Reasons we love a book
Of course, working through a story–like having an author’s trust–is just one part (albeit a very important part like, say the Mona Lisa’s smile) of the big picture. And not every satisfying book hits every one of the reasons listed below–which is okay, because every book, every story, and every author is different.
Reasons a book may stay with you after that last page turn:
- The clues lead up to a big–not obvious–aha! moment
- Characters act like themselves all the way up to the end, even when a situation is difficult
- The story ties into our humanity, playing on emotions (romantic subplots) or sense of justice (villains get comeuppance) &c.

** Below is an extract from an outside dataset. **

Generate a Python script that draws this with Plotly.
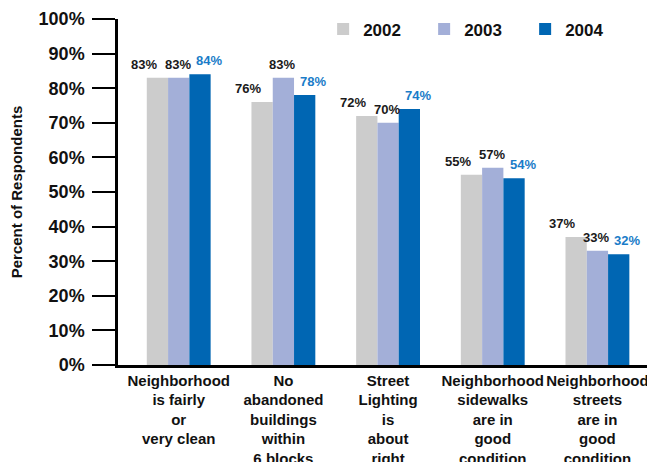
import plotly.graph_objects as go

categories = [
    "Neighborhood<br>is fairly<br>or<br>very clean",
    "No<br>abandoned<br>buildings<br>within<br>6 blocks",
    "Street<br>Lighting<br>is<br>about<br>right",
    "Neighborhood<br>sidewalks<br>are in<br>good<br>condition",
    "Neighborhood<br>streets<br>are in<br>good<br>condition",
]
years = ["2002", "2003", "2004"]
values_2002 = [83, 76, 72, 55, 37]
values_2003 = [83, 83, 70, 57, 33]
values_2004 = [84, 78, 74, 54, 32]
y_ticks = [0, 10, 20, 30, 40, 50, 60, 70, 80, 90, 100]

series = [values_2002, values_2003, values_2004]
bar_colors = ["#CCCCCC", "#A3AFD8", "#0066B3"]
label_colors = ["#1A1A1A", "#1A1A1A", "#1A7CC8"]
label_xshift = [-35, -1, 30]  # label offsets (px) from group centre, as in the source

REG = "Liberation Sans, Arial, sans-serif"

fig = go.Figure()
for name, vals, col in zip(years, series, bar_colors):
    fig.add_trace(go.Bar(
        name=name, x=categories, y=vals,
        marker=dict(color=col, line=dict(width=0)),
        cliponaxis=False,
    ))

annotations = []
for vals, lcol, dx in zip(series, label_colors, label_xshift):
    for cat, v in zip(categories, vals):
        annotations.append(dict(
            x=cat, y=v, xref="x", yref="y", text=f"{v}%", showarrow=False,
            xanchor="center", yanchor="bottom", xshift=dx, yshift=4,
            font=dict(family=REG, size=13, color=lcol, weight="bold"),
        ))

fig.update_layout(
    width=647, height=454,
    margin=dict(l=110, r=0, t=11, b=97, autoexpand=False),
    paper_bgcolor="white", plot_bgcolor="white",
    barmode="group", bargap=0.39, bargroupgap=0,
    showlegend=True,
    legend=dict(
        orientation="h", x=0.382, xanchor="left", y=0.97, yanchor="middle",
        font=dict(family=REG, size=17, color="#111111", weight="bold"),
        entrywidth=56, bgcolor="rgba(0,0,0,0)", borderwidth=0,
    ),
    annotations=annotations,
    font=dict(family=REG, color="#111111"),
)
fig.update_xaxes(
    type="category", range=[-0.58, 4.55], automargin=False,
    showline=True, linewidth=2.5, linecolor="black",
    ticks="", showgrid=False, zeroline=False,
    tickfont=dict(family=REG, size=15, color="#111111", weight="bold"),
)
fig.update_yaxes(
    range=[0, 100], tickvals=y_ticks, ticktext=[f"{t}%" for t in y_ticks],
    automargin=False,
    showline=True, linewidth=2.5, linecolor="black",
    ticks="outside", ticklen=23, tickwidth=1.5, tickcolor="black",
    showgrid=False, zeroline=False, ticklabelstandoff=4,
    tickfont=dict(family=REG, size=18, color="#111111", weight="bold"),
    title=dict(text="Percent of Respondents", standoff=14,
               font=dict(family=REG, size=15, color="#111111", weight="bold")),
)

fig.write_html("out.html")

- Plotlines come together in an unexpected way
- Everything resolves, but without a forced ending
- The story/characters challenge the way the reader thinks
- Subplots are resolved
- The story ties into familiar settings/uses the reader’s knowledge in some way
- The story wasn’t obvious/had to be worked through for the pay off
Working through the Story
Reading is fun, but, like most things, it’s actually more fun if everything is not handed to us on a silver platter. Most readers are drawn to stories with a puzzle to solve, or a kind of mystery. This doesn’t mean that mysteries are the only good fiction (though I do love a bit of Poirot on a rainy day), because almost all stories–or rather, almost all good stories–are mysteries, regardless of their genre.
No, not all stories involve murder or theft or pet abduction. But the majority of good, worthwhile stories do involve an element of discovery, some question or event we, as the reader, is drawn to solve. Sometimes, it’s an obvious, almost physical question (Whatever Happened to Cass McBride?) layered with other questions. Sometimes it’s less concrete than that (why does Holden think everyone else is a phony?), an exploration of the whys and hows of an author’s characters/world. But working through a story is compelling because we have to use our intelligence–and often because we learn something new along the way (Megan Whalen Turner’s The Thief is a great example).
What have you read lately? Was it a satisfying read? Why?